The Columbia Journalism Review reports that “President Obama supports bringing more foreign STEM workers to the US, despite high unemployment among US workers…Figures from the National Institutes of Health, the National Academies, the National Science Foundation, and other sources indicate that hundreds of thousands of STEM workers in the US are unemployed or underemployed. But they are not organized, and their story is being largely ignored in the debate over immigration reform.”

Reaction has been harsh. Breitbart  contends that “ Industry executives and university advocates have successfully duped nearly every reporter, editor and anchor nationwide about the scale and purpose of the H-1B professional outsourcing program. The journalists–and Americans—have been kept in the dark while universities and many allied name-brand companies have quietly imported an extra workforce of at least 100,000 lower-wage foreign professionals in place of higher-wage American graduates, above the supposed annual cap of 85,000 new H-1Bs.Less than one-sixth of these extra 100,000 outsourced hires are the so-called ‘high-tech’ computer experts that dominate media coverage of the contentious H-1B private-sector outsourcing debate. These white-collar guest-workers are not immigrants — they are foreign professionals hired at low wages for six years to take outsourced, white-collar jobs in the United States. Many hope to stay in the United States, but most guest-workers return home after six years.”

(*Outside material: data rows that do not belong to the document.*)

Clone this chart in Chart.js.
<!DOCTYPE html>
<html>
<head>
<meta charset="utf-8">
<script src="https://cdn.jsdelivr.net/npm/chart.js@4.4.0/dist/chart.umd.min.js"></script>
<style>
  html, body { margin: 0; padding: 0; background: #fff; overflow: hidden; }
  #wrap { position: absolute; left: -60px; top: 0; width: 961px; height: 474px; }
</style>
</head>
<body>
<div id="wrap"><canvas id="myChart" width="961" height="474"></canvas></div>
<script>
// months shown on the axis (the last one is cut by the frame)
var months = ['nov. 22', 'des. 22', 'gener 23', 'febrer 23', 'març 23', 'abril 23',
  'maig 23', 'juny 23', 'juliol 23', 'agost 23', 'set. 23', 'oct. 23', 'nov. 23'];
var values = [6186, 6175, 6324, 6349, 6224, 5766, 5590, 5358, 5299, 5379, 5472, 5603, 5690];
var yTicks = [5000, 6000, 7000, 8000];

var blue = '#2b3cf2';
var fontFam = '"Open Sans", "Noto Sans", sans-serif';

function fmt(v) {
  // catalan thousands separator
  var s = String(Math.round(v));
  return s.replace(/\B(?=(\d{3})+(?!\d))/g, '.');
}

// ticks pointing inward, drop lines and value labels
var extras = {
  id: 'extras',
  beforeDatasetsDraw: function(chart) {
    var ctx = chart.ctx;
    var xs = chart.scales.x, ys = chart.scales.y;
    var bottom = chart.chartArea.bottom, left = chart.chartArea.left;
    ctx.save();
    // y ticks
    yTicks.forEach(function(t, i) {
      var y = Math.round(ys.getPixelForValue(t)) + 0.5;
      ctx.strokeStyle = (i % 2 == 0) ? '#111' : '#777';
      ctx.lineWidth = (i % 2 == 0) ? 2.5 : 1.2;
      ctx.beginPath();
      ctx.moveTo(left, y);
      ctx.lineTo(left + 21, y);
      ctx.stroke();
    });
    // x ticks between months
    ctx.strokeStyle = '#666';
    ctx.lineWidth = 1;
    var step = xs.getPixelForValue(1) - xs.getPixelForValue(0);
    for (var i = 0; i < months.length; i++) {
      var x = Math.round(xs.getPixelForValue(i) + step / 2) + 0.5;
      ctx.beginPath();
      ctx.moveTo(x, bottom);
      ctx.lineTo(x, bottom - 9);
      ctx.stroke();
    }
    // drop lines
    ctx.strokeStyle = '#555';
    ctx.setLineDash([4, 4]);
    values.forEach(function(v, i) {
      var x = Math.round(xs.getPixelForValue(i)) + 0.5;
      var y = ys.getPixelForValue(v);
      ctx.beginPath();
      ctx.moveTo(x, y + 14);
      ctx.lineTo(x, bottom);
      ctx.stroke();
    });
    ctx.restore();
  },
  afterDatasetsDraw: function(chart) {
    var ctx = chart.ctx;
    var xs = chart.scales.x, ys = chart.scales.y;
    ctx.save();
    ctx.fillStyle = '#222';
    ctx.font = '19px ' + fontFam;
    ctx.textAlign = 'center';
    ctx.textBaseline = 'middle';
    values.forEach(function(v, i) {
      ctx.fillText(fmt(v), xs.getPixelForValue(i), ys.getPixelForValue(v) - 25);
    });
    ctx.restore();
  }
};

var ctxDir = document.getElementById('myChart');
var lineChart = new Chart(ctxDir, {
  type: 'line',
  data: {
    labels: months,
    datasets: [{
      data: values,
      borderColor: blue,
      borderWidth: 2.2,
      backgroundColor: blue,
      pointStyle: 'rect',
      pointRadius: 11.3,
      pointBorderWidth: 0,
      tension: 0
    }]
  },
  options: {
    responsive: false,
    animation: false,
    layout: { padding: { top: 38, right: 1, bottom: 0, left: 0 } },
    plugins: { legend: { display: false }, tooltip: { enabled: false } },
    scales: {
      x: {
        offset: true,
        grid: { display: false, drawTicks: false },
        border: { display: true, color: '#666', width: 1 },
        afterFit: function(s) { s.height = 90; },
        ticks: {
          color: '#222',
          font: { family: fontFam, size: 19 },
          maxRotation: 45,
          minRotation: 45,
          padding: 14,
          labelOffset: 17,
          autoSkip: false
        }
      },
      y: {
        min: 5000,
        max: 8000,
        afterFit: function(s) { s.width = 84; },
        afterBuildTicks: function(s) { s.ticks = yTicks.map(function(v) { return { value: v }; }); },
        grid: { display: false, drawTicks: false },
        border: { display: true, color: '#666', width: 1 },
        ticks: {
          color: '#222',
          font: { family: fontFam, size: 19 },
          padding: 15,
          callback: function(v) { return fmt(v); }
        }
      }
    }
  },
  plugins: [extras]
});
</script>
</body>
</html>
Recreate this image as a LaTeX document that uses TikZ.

An analysis from Zerohedge reveals that “since December 2007, according to the Household Survey, only 790,000 native born American jobs have been added. Contrast that with the 2.1 million foreign-born Americans who have found a job over the same time period.”

Writing for the Center for Immigration Studies, Steven Camarota asks “Does it make sense to continue to admit a million new permanent immigrants each year, along with several hundred thousand guest workers, given the enormous pool of people not working or trying to find full-time work?”